Crankshaft Optimization Based on Experimental Design and Response Surface Method

Abstract

To improve the applicable performance of the engine and accomplish the determination of optimization, the crankshaft, as one of its essential components, is optimized based on experimental design and response surface method (RSM). First, the static analysis of the crankshaft is carried out. Over the solution, the maximum equivalent stress and deformation distribution of the crankshaft and the area with the most concentrated stress are obtained to provide the direction for subsequent optimization. Then the modal analysis is carried out to define the portions with large amplitude to prevent resonance.

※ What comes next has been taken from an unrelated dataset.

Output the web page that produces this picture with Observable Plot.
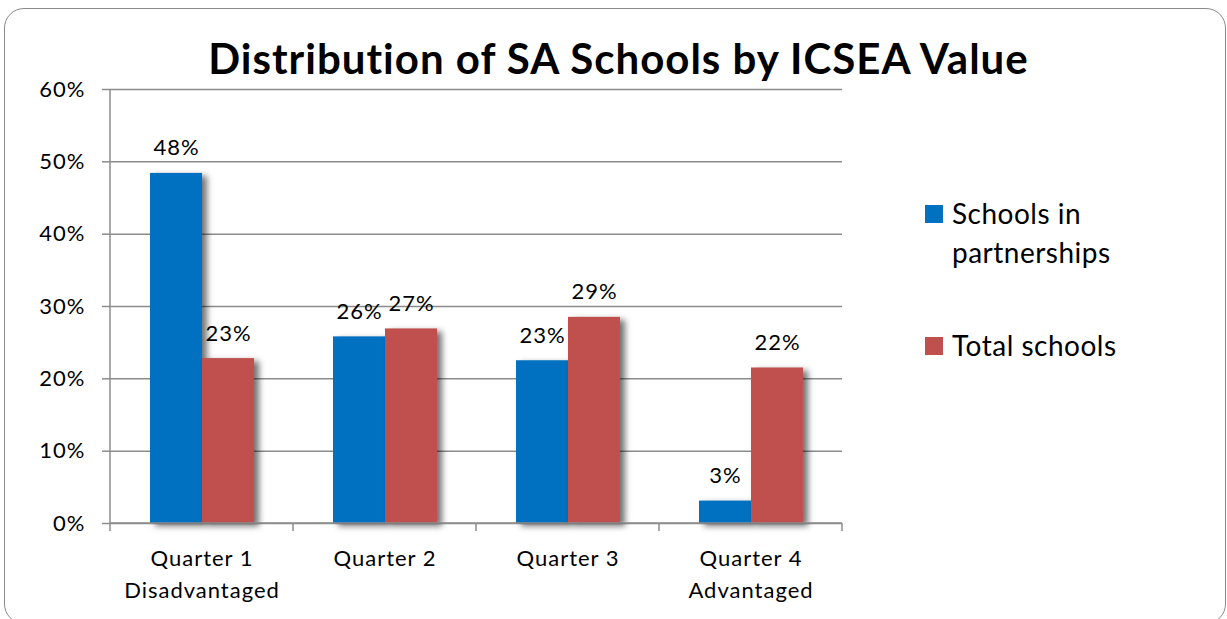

At the same time, based on the modal analysis results, the harmonic response of the crankshaft is examined to ensure that the crankshaft can avoid resonance and fatigue caused by forced vibration at different engine speeds. It also provides a theoretical basis for the further optimization design of the crankshaft. Then, through the experimental design and response surface optimization analysis, the optimization purpose of reducing the maximum equivalent stress, maximum deformation, and lightweight of the crankshaft is accomplished. Through the design expert software, the response surface model and fitting equation of the crankshaft are solved by the RSM, which provides a reference basis for optimizing the crankshaft. Finally, according to the optimization scheme, the crankshaft is reconstructed, and the optimized crankshaft model is compared with the original model. After optimization, the maximum equivalent stress is reduced by 9.43%, the maximum deformation is reduced by 3.68%, and the mass is reduced by 1.30%. At the same time, the first three natural frequencies are reduced by 10.28, 10.28, and 10.34%, which achieves the purpose of optimizing the crankshaft design. The research results provide effective theory and evidence for the structural design of the crankshaft.